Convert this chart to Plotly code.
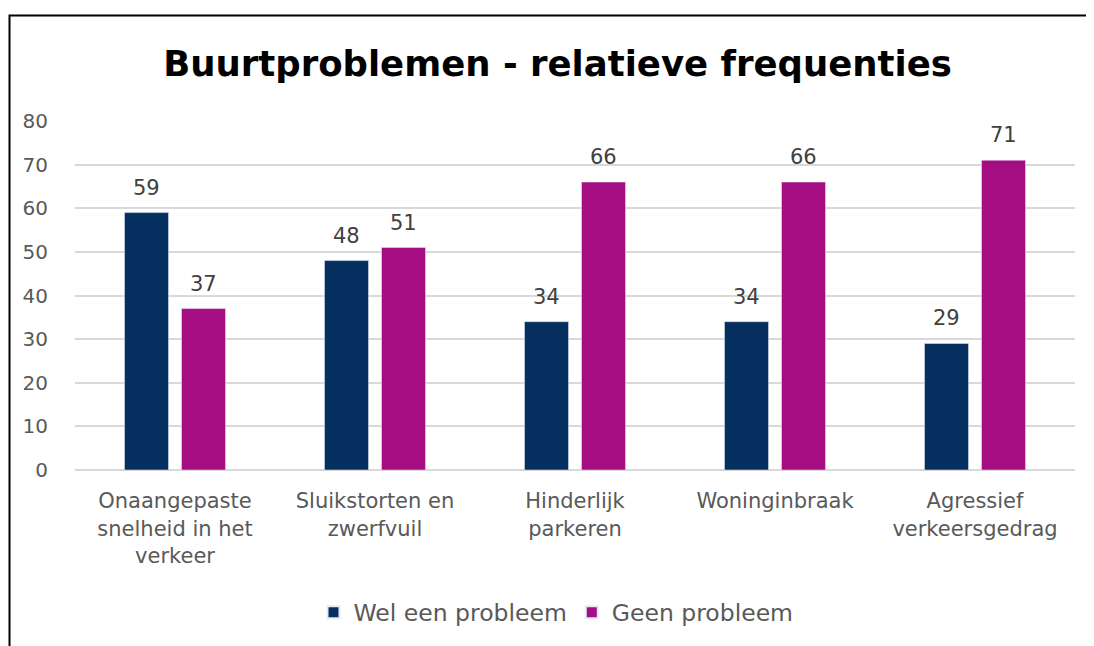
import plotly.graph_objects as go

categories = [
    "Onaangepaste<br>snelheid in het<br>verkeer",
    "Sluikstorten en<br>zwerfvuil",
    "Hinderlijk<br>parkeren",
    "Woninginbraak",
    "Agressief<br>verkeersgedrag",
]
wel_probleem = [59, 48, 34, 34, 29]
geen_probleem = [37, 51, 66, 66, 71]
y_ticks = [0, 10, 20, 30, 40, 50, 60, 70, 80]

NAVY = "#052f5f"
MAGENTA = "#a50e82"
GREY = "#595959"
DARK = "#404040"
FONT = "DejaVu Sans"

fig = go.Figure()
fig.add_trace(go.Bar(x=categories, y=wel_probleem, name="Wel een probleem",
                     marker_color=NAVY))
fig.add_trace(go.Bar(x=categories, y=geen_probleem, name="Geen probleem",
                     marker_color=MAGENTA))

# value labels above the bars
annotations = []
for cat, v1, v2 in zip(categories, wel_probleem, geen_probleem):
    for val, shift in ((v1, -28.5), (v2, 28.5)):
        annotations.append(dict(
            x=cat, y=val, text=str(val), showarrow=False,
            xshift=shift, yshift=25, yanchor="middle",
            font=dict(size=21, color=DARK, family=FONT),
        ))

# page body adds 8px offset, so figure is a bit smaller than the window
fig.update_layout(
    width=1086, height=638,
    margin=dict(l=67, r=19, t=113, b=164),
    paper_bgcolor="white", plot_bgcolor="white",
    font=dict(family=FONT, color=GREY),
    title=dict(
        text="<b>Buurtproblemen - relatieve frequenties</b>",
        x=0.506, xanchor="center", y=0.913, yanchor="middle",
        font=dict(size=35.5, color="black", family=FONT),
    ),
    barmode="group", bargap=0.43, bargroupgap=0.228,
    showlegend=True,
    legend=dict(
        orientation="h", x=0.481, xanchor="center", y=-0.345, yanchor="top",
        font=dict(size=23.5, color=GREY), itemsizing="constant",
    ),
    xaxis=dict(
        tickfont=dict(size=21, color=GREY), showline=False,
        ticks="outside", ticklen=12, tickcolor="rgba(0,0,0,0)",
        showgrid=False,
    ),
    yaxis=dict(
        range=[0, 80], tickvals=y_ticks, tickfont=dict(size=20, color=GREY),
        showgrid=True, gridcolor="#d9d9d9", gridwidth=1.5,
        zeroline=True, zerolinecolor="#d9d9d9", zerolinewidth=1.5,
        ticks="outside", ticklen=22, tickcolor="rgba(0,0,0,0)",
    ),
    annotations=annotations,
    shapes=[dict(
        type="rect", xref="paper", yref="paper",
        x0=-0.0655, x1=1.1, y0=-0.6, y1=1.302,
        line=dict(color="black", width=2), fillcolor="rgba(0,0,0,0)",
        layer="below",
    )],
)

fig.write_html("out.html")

··········

■ **Set problem**: Reproduce the material in full, word for word, and omit the pictures.

■ **Result for this task**:
Convert this chart to Plotly code.
import plotly.graph_objects as go

categories = [
    "Onaangepaste<br>snelheid in het<br>verkeer",
    "Sluikstorten en<br>zwerfvuil",
    "Hinderlijk<br>parkeren",
    "Woninginbraak",
    "Agressief<br>verkeersgedrag",
]
wel_probleem = [59, 48, 34, 34, 29]
geen_probleem = [37, 51, 66, 66, 71]
y_ticks = [0, 10, 20, 30, 40, 50, 60, 70, 80]

NAVY = "#052f5f"
MAGENTA = "#a50e82"
GREY = "#595959"
DARK = "#404040"
FONT = "DejaVu Sans"

fig = go.Figure()
fig.add_trace(go.Bar(x=categories, y=wel_probleem, name="Wel een probleem",
                     marker_color=NAVY))
fig.add_trace(go.Bar(x=categories, y=geen_probleem, name="Geen probleem",
                     marker_color=MAGENTA))

# value labels above the bars
annotations = []
for cat, v1, v2 in zip(categories, wel_probleem, geen_probleem):
    for val, shift in ((v1, -28.5), (v2, 28.5)):
        annotations.append(dict(
            x=cat, y=val, text=str(val), showarrow=False,
            xshift=shift, yshift=25, yanchor="middle",
            font=dict(size=21, color=DARK, family=FONT),
        ))

# page body adds 8px offset, so figure is a bit smaller than the window
fig.update_layout(
    width=1086, height=638,
    margin=dict(l=67, r=19, t=113, b=164),
    paper_bgcolor="white", plot_bgcolor="white",
    font=dict(family=FONT, color=GREY),
    title=dict(
        text="<b>Buurtproblemen - relatieve frequenties</b>",
        x=0.506, xanchor="center", y=0.913, yanchor="middle",
        font=dict(size=35.5, color="black", family=FONT),
    ),
    barmode="group", bargap=0.43, bargroupgap=0.228,
    showlegend=True,
    legend=dict(
        orientation="h", x=0.481, xanchor="center", y=-0.345, yanchor="top",
        font=dict(size=23.5, color=GREY), itemsizing="constant",
    ),
    xaxis=dict(
        tickfont=dict(size=21, color=GREY), showline=False,
        ticks="outside", ticklen=12, tickcolor="rgba(0,0,0,0)",
        showgrid=False,
    ),
    yaxis=dict(
        range=[0, 80], tickvals=y_ticks, tickfont=dict(size=20, color=GREY),
        showgrid=True, gridcolor="#d9d9d9", gridwidth=1.5,
        zeroline=True, zerolinecolor="#d9d9d9", zerolinewidth=1.5,
        ticks="outside", ticklen=22, tickcolor="rgba(0,0,0,0)",
    ),
    annotations=annotations,
    shapes=[dict(
        type="rect", xref="paper", yref="paper",
        x0=-0.0655, x1=1.1, y0=-0.6, y1=1.302,
        line=dict(color="black", width=2), fillcolor="rgba(0,0,0,0)",
        layer="below",
    )],
)

fig.write_html("out.html")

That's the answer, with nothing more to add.